The elder Chalmerses are going out tomorrow night; that is, we'll be out in public after dark. I kind of want to wear something nice, so this morning I started making a skirt. I'd finished it—hand-sewn hem and all—by the time the bug woke up from her morning nap at 10:30. (I'll probably redo the hem so it isn't so obvious, and maybe shorten it an inch or so, but for now it's basically done.) I used McCall's 3341, a very simple A-line pattern I'd used many times before—it's easy to change the shape of the bottom, add flounces or ruffles, make it longer or shorter, add a waistband, add vent(s), whatever. This one is in a charcoal two-way knit; it fits snugly at the top and kind of swings at the bottom.

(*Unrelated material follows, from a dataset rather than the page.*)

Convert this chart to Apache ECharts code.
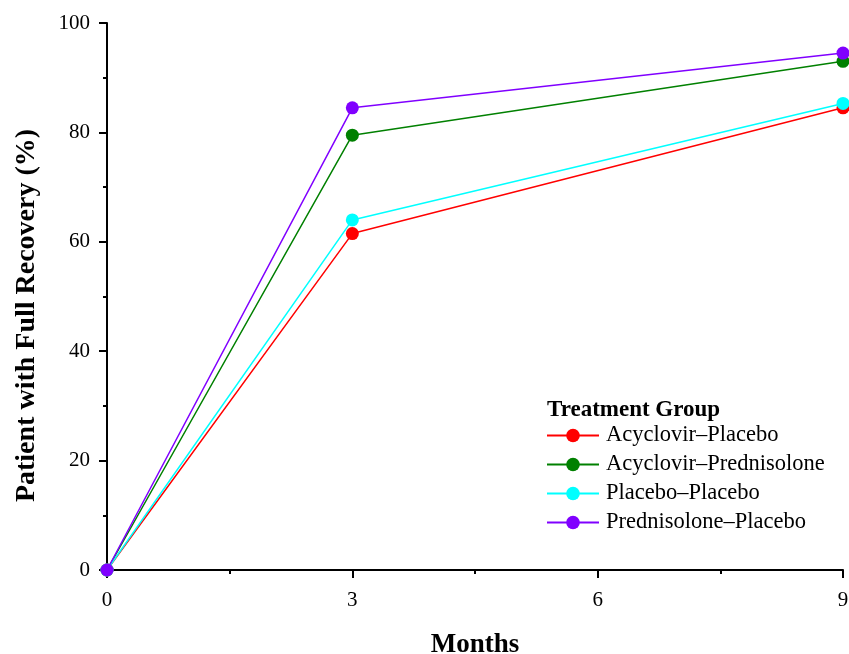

One time I went to buy a zipper in the Garment District in New York and could only find invisible ones, not the regular ones. I asked the old Russian guy if he had any regular ones, and he said nobody uses them anymore and told me I should ask the girls in my sewing circle to show me how to insert an invisible zipper. I said I wasn't in a sewing circle and I didn't have an invisible-zipper presser foot anyway. He sighed loudly, then proceeded to teach me how to do it with a regular presser foot. I've now done this a dozen times or so, and though I don't claim to be an expert zipper installer I thought I'd give a little tutorial here, because nine times out of ten the zipper comes out looking great—that is, you can't see it. So here we go. (I hope you can make out what's going on in the pictures. I tried to get them as clear as possible, but it was difficult with black on charcoal, and the moir√© effect I kept getting with the wrong side of the knit material.)

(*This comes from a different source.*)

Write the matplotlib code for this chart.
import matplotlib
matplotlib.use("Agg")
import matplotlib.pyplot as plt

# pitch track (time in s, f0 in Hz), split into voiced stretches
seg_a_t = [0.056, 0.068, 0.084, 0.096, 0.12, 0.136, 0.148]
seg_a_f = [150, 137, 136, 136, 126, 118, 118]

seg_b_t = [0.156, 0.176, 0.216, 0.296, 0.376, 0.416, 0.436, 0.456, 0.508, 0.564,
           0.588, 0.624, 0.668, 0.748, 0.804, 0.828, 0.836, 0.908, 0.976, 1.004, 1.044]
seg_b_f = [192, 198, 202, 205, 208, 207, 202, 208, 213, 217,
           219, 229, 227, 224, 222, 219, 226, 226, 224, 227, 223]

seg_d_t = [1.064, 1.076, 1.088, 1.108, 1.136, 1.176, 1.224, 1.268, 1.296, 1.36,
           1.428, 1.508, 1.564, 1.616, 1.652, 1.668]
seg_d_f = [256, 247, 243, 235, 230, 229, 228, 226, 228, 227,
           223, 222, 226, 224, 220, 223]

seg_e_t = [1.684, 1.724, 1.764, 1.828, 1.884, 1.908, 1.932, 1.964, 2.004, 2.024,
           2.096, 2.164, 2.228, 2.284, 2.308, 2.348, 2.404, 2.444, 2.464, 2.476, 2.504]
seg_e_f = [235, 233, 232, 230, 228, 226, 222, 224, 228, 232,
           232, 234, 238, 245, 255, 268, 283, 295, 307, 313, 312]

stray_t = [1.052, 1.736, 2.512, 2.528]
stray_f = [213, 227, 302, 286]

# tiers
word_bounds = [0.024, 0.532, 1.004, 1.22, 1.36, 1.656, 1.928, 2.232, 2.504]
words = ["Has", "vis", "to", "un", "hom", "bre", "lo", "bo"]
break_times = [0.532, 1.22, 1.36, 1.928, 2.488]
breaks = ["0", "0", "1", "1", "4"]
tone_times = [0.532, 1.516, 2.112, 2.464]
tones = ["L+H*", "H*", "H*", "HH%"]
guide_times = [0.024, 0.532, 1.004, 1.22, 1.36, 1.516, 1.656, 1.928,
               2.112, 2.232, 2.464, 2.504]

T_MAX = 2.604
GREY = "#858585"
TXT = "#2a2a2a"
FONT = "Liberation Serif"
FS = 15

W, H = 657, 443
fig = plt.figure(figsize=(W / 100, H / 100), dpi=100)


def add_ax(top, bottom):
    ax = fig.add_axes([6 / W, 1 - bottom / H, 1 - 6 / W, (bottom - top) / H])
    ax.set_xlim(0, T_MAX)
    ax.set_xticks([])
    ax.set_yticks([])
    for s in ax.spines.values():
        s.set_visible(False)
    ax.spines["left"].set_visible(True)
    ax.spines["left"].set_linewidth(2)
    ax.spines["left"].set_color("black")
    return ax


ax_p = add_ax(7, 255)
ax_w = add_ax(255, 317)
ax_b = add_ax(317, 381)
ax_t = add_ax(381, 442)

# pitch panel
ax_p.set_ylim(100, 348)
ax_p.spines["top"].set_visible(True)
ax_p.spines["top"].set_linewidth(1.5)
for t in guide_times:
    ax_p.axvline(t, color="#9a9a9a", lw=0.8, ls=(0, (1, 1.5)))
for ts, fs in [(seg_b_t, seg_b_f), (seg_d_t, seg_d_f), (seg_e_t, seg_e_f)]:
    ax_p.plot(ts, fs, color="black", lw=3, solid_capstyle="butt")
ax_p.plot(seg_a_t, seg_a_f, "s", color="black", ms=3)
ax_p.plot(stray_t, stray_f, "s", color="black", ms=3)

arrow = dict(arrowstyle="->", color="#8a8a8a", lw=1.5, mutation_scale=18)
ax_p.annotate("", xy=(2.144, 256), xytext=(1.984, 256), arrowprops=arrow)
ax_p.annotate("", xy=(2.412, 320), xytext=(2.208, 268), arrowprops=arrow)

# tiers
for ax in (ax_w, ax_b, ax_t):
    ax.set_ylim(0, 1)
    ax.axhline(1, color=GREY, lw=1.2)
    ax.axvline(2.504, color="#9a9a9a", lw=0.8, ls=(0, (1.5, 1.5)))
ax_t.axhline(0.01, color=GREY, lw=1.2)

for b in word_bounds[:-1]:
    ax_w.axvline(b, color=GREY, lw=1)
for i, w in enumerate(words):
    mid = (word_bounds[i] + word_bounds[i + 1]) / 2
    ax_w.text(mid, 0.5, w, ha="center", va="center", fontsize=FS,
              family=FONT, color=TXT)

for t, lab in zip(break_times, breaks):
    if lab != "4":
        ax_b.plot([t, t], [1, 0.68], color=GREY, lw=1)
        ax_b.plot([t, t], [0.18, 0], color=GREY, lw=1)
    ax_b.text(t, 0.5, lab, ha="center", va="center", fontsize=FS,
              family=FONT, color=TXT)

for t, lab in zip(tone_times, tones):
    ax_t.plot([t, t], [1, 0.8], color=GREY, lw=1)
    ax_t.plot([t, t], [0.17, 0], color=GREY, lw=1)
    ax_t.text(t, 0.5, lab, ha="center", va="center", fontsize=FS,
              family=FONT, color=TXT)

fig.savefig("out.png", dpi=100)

Do not sew the garment opening closed as you would when inserting a regular zipper; leave it open. Open the zipper, lay it out face down, and press the teeth flat (toward the center) with a warm iron. You should be able to see two rows of stitching right next to the edge of the teeth.

Pin the right side of the zipper to the right side of the garment opening, with the top of the tape at the top of the opening and the teeth at the 5/8-inch seam line.

Using a regular presser foot, sew the zipper to the garment, stitching as close to the teeth as you can without piercing them.

Stop when the foot rams into the slider. Backtack and cut the thread.

Pin the other side of the zipper to the other side of the garment opening, right sides together.

Sew it just like you sewed the first side (this time it'll be going under the presser foot backwards, but that's okay).

Stop when the foot hits the slider, backtack, cut thread.

Close the zipper. Pin the rest of the garment seam, right sides together, below the zipper, letting the bottoms of the zipper tape stick out the seam so they don't get caught.

Here's where it gets a little tricky. Place the presser foot as close as possible to the backtacking at the end of where you sewed the zipper onto the lefthand (when it's inside out) garment piece. Set the needle to the farthest position to the right. Sew the seam.

Press the seam open and the zipper flat. I didn't have to do it this time, but you may have to take a few stitches by hand to close up the space between where you sewed the zipper on and where you started the rest of the seam.

Turn the garment right side out and press. Invisible zipper installed.